— What is required —
Produce an exact transcription of the listing below, omitting the pictures.
════════════════
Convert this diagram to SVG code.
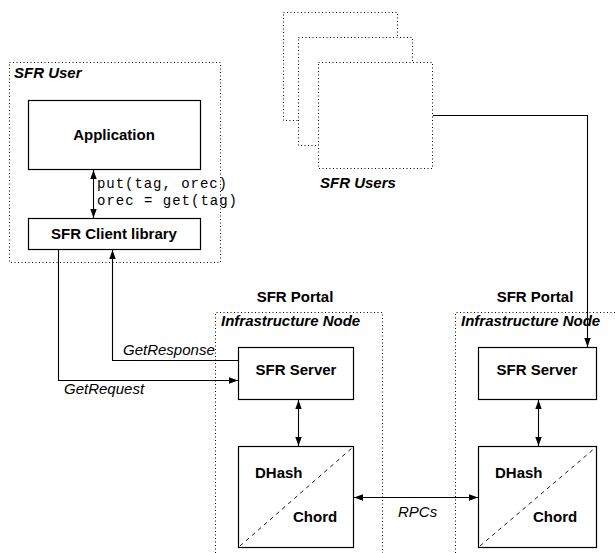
<svg xmlns="http://www.w3.org/2000/svg" width="615" height="553" viewBox="0 0 615 553">
<style>
.dot{fill:none;stroke:#000;stroke-width:1;stroke-dasharray:1 2.5}
.dotw{fill:#fff;stroke:#000;stroke-width:1;stroke-dasharray:1 2.5}
.box{fill:#fff;stroke:#000;stroke-width:1.2}
.ln{fill:none;stroke:#000;stroke-width:1.1}
.dash{fill:none;stroke:#000;stroke-width:0.9;stroke-dasharray:4 4}
.b{font-family:"Liberation Sans",Arial,sans-serif;font-size:15px;font-weight:bold}
.bi{font-family:"Liberation Sans",Arial,sans-serif;font-size:15px;font-weight:bold;font-style:italic}
.i{font-family:"Liberation Sans",Arial,sans-serif;font-size:15px;font-style:italic}
.m{font-family:"Liberation Mono","Courier New",monospace;font-size:14px}
.c{text-anchor:middle}
</style>
<defs>
<marker id="ah" markerWidth="10" markerHeight="8" refX="9" refY="4" orient="auto-start-reverse" markerUnits="userSpaceOnUse">
<path d="M0,0.8 L9,4 L0,7.2 Z" fill="#000"/>
</marker>
</defs>

<g id="sfr-user">
<rect class="dot" x="9.5" y="62.5" width="211" height="200"/>
<text class="bi" x="14" y="78">SFR User</text>
</g>
<g id="application">
<rect class="box" x="28.5" y="100.5" width="172" height="69"/>
<text class="b c" x="114" y="140">Application</text>
</g>
<g id="client-library">
<rect class="box" x="28.5" y="218.5" width="172" height="31"/>
<text class="b c" x="114" y="239">SFR Client library</text>
</g>
<g id="api-label">
<text class="m" x="97" y="188" textLength="130">put(tag, orec)</text>
<text class="m" x="97" y="205" textLength="140">orec = get(tag)</text>
</g>

<g id="sfr-users">
<rect class="dotw" x="283.5" y="12.5" width="114" height="108"/>
<rect class="dotw" x="298.5" y="37.5" width="114" height="108"/>
<rect class="dotw" x="318.5" y="62.5" width="114" height="106"/>
<text class="bi" x="320" y="188">SFR Users</text>
</g>

<g id="infra-left">
<text class="b c" x="295" y="302">SFR Portal</text>
<path class="dot" d="M215.5,560 V312.5 H382.5 V560"/>
<text class="bi" x="221" y="326">Infrastructure Node</text>
</g>
<g id="server-left">
<rect class="box" x="238.5" y="347.5" width="115" height="52"/>
<text class="b c" x="296" y="375">SFR Server</text>
</g>
<g id="dhash-left">
<rect class="box" x="238.5" y="446.5" width="115" height="101"/>
<line class="dash" x1="240" y1="546" x2="352" y2="448"/>
<text class="b" x="255" y="478">DHash</text>
<text class="b" x="293" y="522">Chord</text>
</g>

<g id="infra-right">
<text class="b c" x="535" y="302">SFR Portal</text>
<path class="dot" d="M455.5,560 V312.5 H620"/>
<text class="bi" x="461" y="326">Infrastructure Node</text>
</g>
<g id="server-right">
<rect class="box" x="478.5" y="347.5" width="118" height="52"/>
<text class="b c" x="537" y="375">SFR Server</text>
</g>
<g id="dhash-right">
<rect class="box" x="478.5" y="446.5" width="118" height="101"/>
<line class="dash" x1="480" y1="546" x2="595" y2="448"/>
<text class="b" x="495" y="478">DHash</text>
<text class="b" x="533" y="522">Chord</text>
</g>

<g id="connectors">
<line class="ln" x1="93.5" y1="170" x2="93.5" y2="218" marker-start="url(#ah)" marker-end="url(#ah)"/>
<path class="ln" d="M58.5,250 V380.5 H238" marker-end="url(#ah)"/>
<path class="ln" d="M238,360.5 H112.5 V250" marker-end="url(#ah)"/>
<path class="ln" d="M433,115.5 H587.5 V347" marker-end="url(#ah)"/>
<line class="ln" x1="298.5" y1="400" x2="298.5" y2="446" marker-start="url(#ah)" marker-end="url(#ah)"/>
<line class="ln" x1="538.5" y1="400" x2="538.5" y2="446" marker-start="url(#ah)" marker-end="url(#ah)"/>
<line class="ln" x1="354" y1="497.5" x2="478" y2="497.5" marker-start="url(#ah)" marker-end="url(#ah)"/>
<text class="i" x="123" y="355">GetResponse</text>
<text class="i" x="64" y="394">GetRequest</text>
<text class="i" x="398" y="517">RPCs</text>
</g>
</svg>
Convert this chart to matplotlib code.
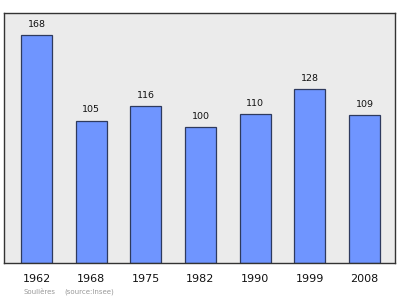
import matplotlib.pyplot as plt
import numpy as np

years = ['1962', '1968', '1975', '1982', '1990', '1999', '2008']
population = [168, 105, 116, 100, 110, 128, 109]

fig = plt.figure(figsize=(4.0, 2.99), dpi=100)
ax = fig.add_axes([0.01, 0.1204, 0.9775, 0.836])
ax.set_facecolor('#ebebeb')

x = np.arange(len(years))
ax.bar(x, population, width=0.567, color='#6f95ff', edgecolor='#2e3a5e', linewidth=0.9, zorder=2)

# value labels above each bar
for xi, v in zip(x, population):
    ax.text(xi, v + 4.5, str(v), ha='center', va='bottom', fontsize=6.8, color='#111111')

ax.set_xlim(-0.594, 6.557)
ax.set_ylim(0, 184.3)
ax.set_yticks([])
ax.set_xticks(x)
ax.set_xticklabels(years, fontsize=8, color='#111111')
ax.tick_params(axis='x', length=0, pad=8)
for s in ax.spines.values():
    s.set_color('#333333')
    s.set_linewidth(1.0)

fig.text(24 / 400, 1 - 292 / 299, 'Soulières', fontsize=5, color='#999999', va='center')
fig.text(64 / 400, 1 - 292 / 299, '(source:Insee)', fontsize=5, color='#999999', va='center')

fig.savefig('out.png', dpi=100, facecolor='white')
════════════════
— Task response —
Convert this diagram to SVG code.
<svg xmlns="http://www.w3.org/2000/svg" width="615" height="553" viewBox="0 0 615 553">
<style>
.dot{fill:none;stroke:#000;stroke-width:1;stroke-dasharray:1 2.5}
.dotw{fill:#fff;stroke:#000;stroke-width:1;stroke-dasharray:1 2.5}
.box{fill:#fff;stroke:#000;stroke-width:1.2}
.ln{fill:none;stroke:#000;stroke-width:1.1}
.dash{fill:none;stroke:#000;stroke-width:0.9;stroke-dasharray:4 4}
.b{font-family:"Liberation Sans",Arial,sans-serif;font-size:15px;font-weight:bold}
.bi{font-family:"Liberation Sans",Arial,sans-serif;font-size:15px;font-weight:bold;font-style:italic}
.i{font-family:"Liberation Sans",Arial,sans-serif;font-size:15px;font-style:italic}
.m{font-family:"Liberation Mono","Courier New",monospace;font-size:14px}
.c{text-anchor:middle}
</style>
<defs>
<marker id="ah" markerWidth="10" markerHeight="8" refX="9" refY="4" orient="auto-start-reverse" markerUnits="userSpaceOnUse">
<path d="M0,0.8 L9,4 L0,7.2 Z" fill="#000"/>
</marker>
</defs>

<g id="sfr-user">
<rect class="dot" x="9.5" y="62.5" width="211" height="200"/>
<text class="bi" x="14" y="78">SFR User</text>
</g>
<g id="application">
<rect class="box" x="28.5" y="100.5" width="172" height="69"/>
<text class="b c" x="114" y="140">Application</text>
</g>
<g id="client-library">
<rect class="box" x="28.5" y="218.5" width="172" height="31"/>
<text class="b c" x="114" y="239">SFR Client library</text>
</g>
<g id="api-label">
<text class="m" x="97" y="188" textLength="130">put(tag, orec)</text>
<text class="m" x="97" y="205" textLength="140">orec = get(tag)</text>
</g>

<g id="sfr-users">
<rect class="dotw" x="283.5" y="12.5" width="114" height="108"/>
<rect class="dotw" x="298.5" y="37.5" width="114" height="108"/>
<rect class="dotw" x="318.5" y="62.5" width="114" height="106"/>
<text class="bi" x="320" y="188">SFR Users</text>
</g>

<g id="infra-left">
<text class="b c" x="295" y="302">SFR Portal</text>
<path class="dot" d="M215.5,560 V312.5 H382.5 V560"/>
<text class="bi" x="221" y="326">Infrastructure Node</text>
</g>
<g id="server-left">
<rect class="box" x="238.5" y="347.5" width="115" height="52"/>
<text class="b c" x="296" y="375">SFR Server</text>
</g>
<g id="dhash-left">
<rect class="box" x="238.5" y="446.5" width="115" height="101"/>
<line class="dash" x1="240" y1="546" x2="352" y2="448"/>
<text class="b" x="255" y="478">DHash</text>
<text class="b" x="293" y="522">Chord</text>
</g>

<g id="infra-right">
<text class="b c" x="535" y="302">SFR Portal</text>
<path class="dot" d="M455.5,560 V312.5 H620"/>
<text class="bi" x="461" y="326">Infrastructure Node</text>
</g>
<g id="server-right">
<rect class="box" x="478.5" y="347.5" width="118" height="52"/>
<text class="b c" x="537" y="375">SFR Server</text>
</g>
<g id="dhash-right">
<rect class="box" x="478.5" y="446.5" width="118" height="101"/>
<line class="dash" x1="480" y1="546" x2="595" y2="448"/>
<text class="b" x="495" y="478">DHash</text>
<text class="b" x="533" y="522">Chord</text>
</g>

<g id="connectors">
<line class="ln" x1="93.5" y1="170" x2="93.5" y2="218" marker-start="url(#ah)" marker-end="url(#ah)"/>
<path class="ln" d="M58.5,250 V380.5 H238" marker-end="url(#ah)"/>
<path class="ln" d="M238,360.5 H112.5 V250" marker-end="url(#ah)"/>
<path class="ln" d="M433,115.5 H587.5 V347" marker-end="url(#ah)"/>
<line class="ln" x1="298.5" y1="400" x2="298.5" y2="446" marker-start="url(#ah)" marker-end="url(#ah)"/>
<line class="ln" x1="538.5" y1="400" x2="538.5" y2="446" marker-start="url(#ah)" marker-end="url(#ah)"/>
<line class="ln" x1="354" y1="497.5" x2="478" y2="497.5" marker-start="url(#ah)" marker-end="url(#ah)"/>
<text class="i" x="123" y="355">GetResponse</text>
<text class="i" x="64" y="394">GetRequest</text>
<text class="i" x="398" y="517">RPCs</text>
</g>
</svg>
Convert this chart to matplotlib code.
import matplotlib.pyplot as plt
import numpy as np

years = ['1962', '1968', '1975', '1982', '1990', '1999', '2008']
population = [168, 105, 116, 100, 110, 128, 109]

fig = plt.figure(figsize=(4.0, 2.99), dpi=100)
ax = fig.add_axes([0.01, 0.1204, 0.9775, 0.836])
ax.set_facecolor('#ebebeb')

x = np.arange(len(years))
ax.bar(x, population, width=0.567, color='#6f95ff', edgecolor='#2e3a5e', linewidth=0.9, zorder=2)

# value labels above each bar
for xi, v in zip(x, population):
    ax.text(xi, v + 4.5, str(v), ha='center', va='bottom', fontsize=6.8, color='#111111')

ax.set_xlim(-0.594, 6.557)
ax.set_ylim(0, 184.3)
ax.set_yticks([])
ax.set_xticks(x)
ax.set_xticklabels(years, fontsize=8, color='#111111')
ax.tick_params(axis='x', length=0, pad=8)
for s in ax.spines.values():
    s.set_color('#333333')
    s.set_linewidth(1.0)

fig.text(24 / 400, 1 - 292 / 299, 'Soulières', fontsize=5, color='#999999', va='center')
fig.text(64 / 400, 1 - 292 / 299, '(source:Insee)', fontsize=5, color='#999999', va='center')

fig.savefig('out.png', dpi=100, facecolor='white')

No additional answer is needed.